-- start --

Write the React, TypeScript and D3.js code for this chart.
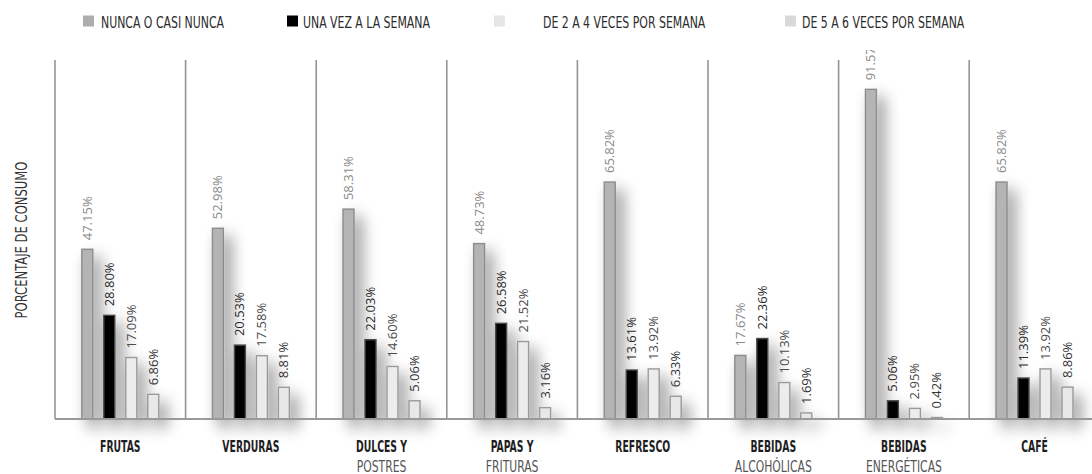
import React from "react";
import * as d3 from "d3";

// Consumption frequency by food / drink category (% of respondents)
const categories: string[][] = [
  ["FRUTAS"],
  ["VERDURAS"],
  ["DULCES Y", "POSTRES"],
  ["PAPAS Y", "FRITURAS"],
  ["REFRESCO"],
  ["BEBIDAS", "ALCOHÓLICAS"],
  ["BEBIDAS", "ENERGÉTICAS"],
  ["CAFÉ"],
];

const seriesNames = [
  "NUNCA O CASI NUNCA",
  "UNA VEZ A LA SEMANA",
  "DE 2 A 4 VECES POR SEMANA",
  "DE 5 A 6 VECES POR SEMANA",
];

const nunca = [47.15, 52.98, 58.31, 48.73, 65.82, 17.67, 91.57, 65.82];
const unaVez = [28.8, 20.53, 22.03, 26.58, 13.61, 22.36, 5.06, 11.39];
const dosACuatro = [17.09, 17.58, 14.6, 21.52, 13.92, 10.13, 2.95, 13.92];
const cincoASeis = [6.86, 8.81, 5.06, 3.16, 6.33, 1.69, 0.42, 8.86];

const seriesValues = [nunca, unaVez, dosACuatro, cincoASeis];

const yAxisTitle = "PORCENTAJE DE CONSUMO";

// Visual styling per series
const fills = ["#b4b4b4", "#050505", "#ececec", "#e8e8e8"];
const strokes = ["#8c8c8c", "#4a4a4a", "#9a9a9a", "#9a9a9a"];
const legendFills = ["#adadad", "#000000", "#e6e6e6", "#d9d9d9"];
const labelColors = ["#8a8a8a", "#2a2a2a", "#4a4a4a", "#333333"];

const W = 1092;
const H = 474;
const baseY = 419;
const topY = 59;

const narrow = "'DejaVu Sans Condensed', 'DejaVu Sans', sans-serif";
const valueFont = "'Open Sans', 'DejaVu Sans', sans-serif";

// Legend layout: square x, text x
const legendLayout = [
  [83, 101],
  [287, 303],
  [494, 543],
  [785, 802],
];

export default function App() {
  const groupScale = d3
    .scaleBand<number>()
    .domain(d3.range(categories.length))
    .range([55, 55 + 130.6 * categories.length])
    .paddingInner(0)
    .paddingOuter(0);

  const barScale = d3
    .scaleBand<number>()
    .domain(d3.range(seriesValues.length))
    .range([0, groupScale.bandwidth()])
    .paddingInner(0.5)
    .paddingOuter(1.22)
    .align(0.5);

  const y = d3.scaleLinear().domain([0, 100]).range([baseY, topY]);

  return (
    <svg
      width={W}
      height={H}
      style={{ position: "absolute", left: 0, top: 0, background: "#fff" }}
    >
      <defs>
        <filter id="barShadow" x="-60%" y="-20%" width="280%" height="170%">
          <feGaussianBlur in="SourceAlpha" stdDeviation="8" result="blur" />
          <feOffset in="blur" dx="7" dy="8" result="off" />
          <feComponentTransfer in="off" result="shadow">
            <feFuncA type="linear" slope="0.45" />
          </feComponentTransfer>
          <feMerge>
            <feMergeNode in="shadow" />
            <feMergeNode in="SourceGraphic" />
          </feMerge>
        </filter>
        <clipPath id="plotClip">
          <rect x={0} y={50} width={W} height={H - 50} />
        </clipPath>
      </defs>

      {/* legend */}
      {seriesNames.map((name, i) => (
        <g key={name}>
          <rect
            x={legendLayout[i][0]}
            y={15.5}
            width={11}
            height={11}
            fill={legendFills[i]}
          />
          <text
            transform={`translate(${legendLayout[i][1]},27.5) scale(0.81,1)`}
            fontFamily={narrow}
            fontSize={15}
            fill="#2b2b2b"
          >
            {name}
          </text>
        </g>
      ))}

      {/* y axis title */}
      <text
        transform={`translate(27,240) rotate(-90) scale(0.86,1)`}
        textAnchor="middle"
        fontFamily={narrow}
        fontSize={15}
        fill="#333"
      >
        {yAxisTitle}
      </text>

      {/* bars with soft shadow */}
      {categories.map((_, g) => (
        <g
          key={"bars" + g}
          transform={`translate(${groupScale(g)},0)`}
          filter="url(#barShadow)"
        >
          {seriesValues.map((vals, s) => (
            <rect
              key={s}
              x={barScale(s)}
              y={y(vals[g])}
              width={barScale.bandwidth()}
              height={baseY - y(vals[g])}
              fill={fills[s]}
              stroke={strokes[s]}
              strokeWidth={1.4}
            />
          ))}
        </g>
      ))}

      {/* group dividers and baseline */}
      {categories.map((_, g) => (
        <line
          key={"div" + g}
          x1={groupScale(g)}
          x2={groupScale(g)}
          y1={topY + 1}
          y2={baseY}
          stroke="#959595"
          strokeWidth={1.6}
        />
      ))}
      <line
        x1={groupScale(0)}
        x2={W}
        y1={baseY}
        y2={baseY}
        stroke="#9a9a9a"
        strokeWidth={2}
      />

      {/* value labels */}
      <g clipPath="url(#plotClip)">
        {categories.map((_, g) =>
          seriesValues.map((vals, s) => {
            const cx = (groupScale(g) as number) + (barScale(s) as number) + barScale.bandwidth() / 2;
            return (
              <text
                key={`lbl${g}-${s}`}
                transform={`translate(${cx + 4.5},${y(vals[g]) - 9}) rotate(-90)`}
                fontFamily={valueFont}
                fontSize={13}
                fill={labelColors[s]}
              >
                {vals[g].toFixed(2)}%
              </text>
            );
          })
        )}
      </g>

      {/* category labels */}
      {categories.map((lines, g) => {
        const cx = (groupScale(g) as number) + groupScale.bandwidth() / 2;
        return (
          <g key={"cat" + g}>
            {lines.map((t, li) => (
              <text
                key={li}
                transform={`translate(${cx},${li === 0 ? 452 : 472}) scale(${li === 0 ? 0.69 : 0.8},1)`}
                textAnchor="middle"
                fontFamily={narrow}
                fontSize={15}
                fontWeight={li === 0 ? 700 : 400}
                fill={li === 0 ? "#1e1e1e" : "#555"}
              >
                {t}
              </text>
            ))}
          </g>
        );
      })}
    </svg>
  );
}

-- end --

YOUR GOAL -> Extract the full listing exactly, with the pictures left out.

EXERCISE OUTPUT ->
Write the React, TypeScript and D3.js code for this chart.
import React from "react";
import * as d3 from "d3";

// Consumption frequency by food / drink category (% of respondents)
const categories: string[][] = [
  ["FRUTAS"],
  ["VERDURAS"],
  ["DULCES Y", "POSTRES"],
  ["PAPAS Y", "FRITURAS"],
  ["REFRESCO"],
  ["BEBIDAS", "ALCOHÓLICAS"],
  ["BEBIDAS", "ENERGÉTICAS"],
  ["CAFÉ"],
];

const seriesNames = [
  "NUNCA O CASI NUNCA",
  "UNA VEZ A LA SEMANA",
  "DE 2 A 4 VECES POR SEMANA",
  "DE 5 A 6 VECES POR SEMANA",
];

const nunca = [47.15, 52.98, 58.31, 48.73, 65.82, 17.67, 91.57, 65.82];
const unaVez = [28.8, 20.53, 22.03, 26.58, 13.61, 22.36, 5.06, 11.39];
const dosACuatro = [17.09, 17.58, 14.6, 21.52, 13.92, 10.13, 2.95, 13.92];
const cincoASeis = [6.86, 8.81, 5.06, 3.16, 6.33, 1.69, 0.42, 8.86];

const seriesValues = [nunca, unaVez, dosACuatro, cincoASeis];

const yAxisTitle = "PORCENTAJE DE CONSUMO";

// Visual styling per series
const fills = ["#b4b4b4", "#050505", "#ececec", "#e8e8e8"];
const strokes = ["#8c8c8c", "#4a4a4a", "#9a9a9a", "#9a9a9a"];
const legendFills = ["#adadad", "#000000", "#e6e6e6", "#d9d9d9"];
const labelColors = ["#8a8a8a", "#2a2a2a", "#4a4a4a", "#333333"];

const W = 1092;
const H = 474;
const baseY = 419;
const topY = 59;

const narrow = "'DejaVu Sans Condensed', 'DejaVu Sans', sans-serif";
const valueFont = "'Open Sans', 'DejaVu Sans', sans-serif";

// Legend layout: square x, text x
const legendLayout = [
  [83, 101],
  [287, 303],
  [494, 543],
  [785, 802],
];

export default function App() {
  const groupScale = d3
    .scaleBand<number>()
    .domain(d3.range(categories.length))
    .range([55, 55 + 130.6 * categories.length])
    .paddingInner(0)
    .paddingOuter(0);

  const barScale = d3
    .scaleBand<number>()
    .domain(d3.range(seriesValues.length))
    .range([0, groupScale.bandwidth()])
    .paddingInner(0.5)
    .paddingOuter(1.22)
    .align(0.5);

  const y = d3.scaleLinear().domain([0, 100]).range([baseY, topY]);

  return (
    <svg
      width={W}
      height={H}
      style={{ position: "absolute", left: 0, top: 0, background: "#fff" }}
    >
      <defs>
        <filter id="barShadow" x="-60%" y="-20%" width="280%" height="170%">
          <feGaussianBlur in="SourceAlpha" stdDeviation="8" result="blur" />
          <feOffset in="blur" dx="7" dy="8" result="off" />
          <feComponentTransfer in="off" result="shadow">
            <feFuncA type="linear" slope="0.45" />
          </feComponentTransfer>
          <feMerge>
            <feMergeNode in="shadow" />
            <feMergeNode in="SourceGraphic" />
          </feMerge>
        </filter>
        <clipPath id="plotClip">
          <rect x={0} y={50} width={W} height={H - 50} />
        </clipPath>
      </defs>

      {/* legend */}
      {seriesNames.map((name, i) => (
        <g key={name}>
          <rect
            x={legendLayout[i][0]}
            y={15.5}
            width={11}
            height={11}
            fill={legendFills[i]}
          />
          <text
            transform={`translate(${legendLayout[i][1]},27.5) scale(0.81,1)`}
            fontFamily={narrow}
            fontSize={15}
            fill="#2b2b2b"
          >
            {name}
          </text>
        </g>
      ))}

      {/* y axis title */}
      <text
        transform={`translate(27,240) rotate(-90) scale(0.86,1)`}
        textAnchor="middle"
        fontFamily={narrow}
        fontSize={15}
        fill="#333"
      >
        {yAxisTitle}
      </text>

      {/* bars with soft shadow */}
      {categories.map((_, g) => (
        <g
          key={"bars" + g}
          transform={`translate(${groupScale(g)},0)`}
          filter="url(#barShadow)"
        >
          {seriesValues.map((vals, s) => (
            <rect
              key={s}
              x={barScale(s)}
              y={y(vals[g])}
              width={barScale.bandwidth()}
              height={baseY - y(vals[g])}
              fill={fills[s]}
              stroke={strokes[s]}
              strokeWidth={1.4}
            />
          ))}
        </g>
      ))}

      {/* group dividers and baseline */}
      {categories.map((_, g) => (
        <line
          key={"div" + g}
          x1={groupScale(g)}
          x2={groupScale(g)}
          y1={topY + 1}
          y2={baseY}
          stroke="#959595"
          strokeWidth={1.6}
        />
      ))}
      <line
        x1={groupScale(0)}
        x2={W}
        y1={baseY}
        y2={baseY}
        stroke="#9a9a9a"
        strokeWidth={2}
      />

      {/* value labels */}
      <g clipPath="url(#plotClip)">
        {categories.map((_, g) =>
          seriesValues.map((vals, s) => {
            const cx = (groupScale(g) as number) + (barScale(s) as number) + barScale.bandwidth() / 2;
            return (
              <text
                key={`lbl${g}-${s}`}
                transform={`translate(${cx + 4.5},${y(vals[g]) - 9}) rotate(-90)`}
                fontFamily={valueFont}
                fontSize={13}
                fill={labelColors[s]}
              >
                {vals[g].toFixed(2)}%
              </text>
            );
          })
        )}
      </g>

      {/* category labels */}
      {categories.map((lines, g) => {
        const cx = (groupScale(g) as number) + groupScale.bandwidth() / 2;
        return (
          <g key={"cat" + g}>
            {lines.map((t, li) => (
              <text
                key={li}
                transform={`translate(${cx},${li === 0 ? 452 : 472}) scale(${li === 0 ? 0.69 : 0.8},1)`}
                textAnchor="middle"
                fontFamily={narrow}
                fontSize={15}
                fontWeight={li === 0 ? 700 : 400}
                fill={li === 0 ? "#1e1e1e" : "#555"}
              >
                {t}
              </text>
            ))}
          </g>
        );
      })}
    </svg>
  );
}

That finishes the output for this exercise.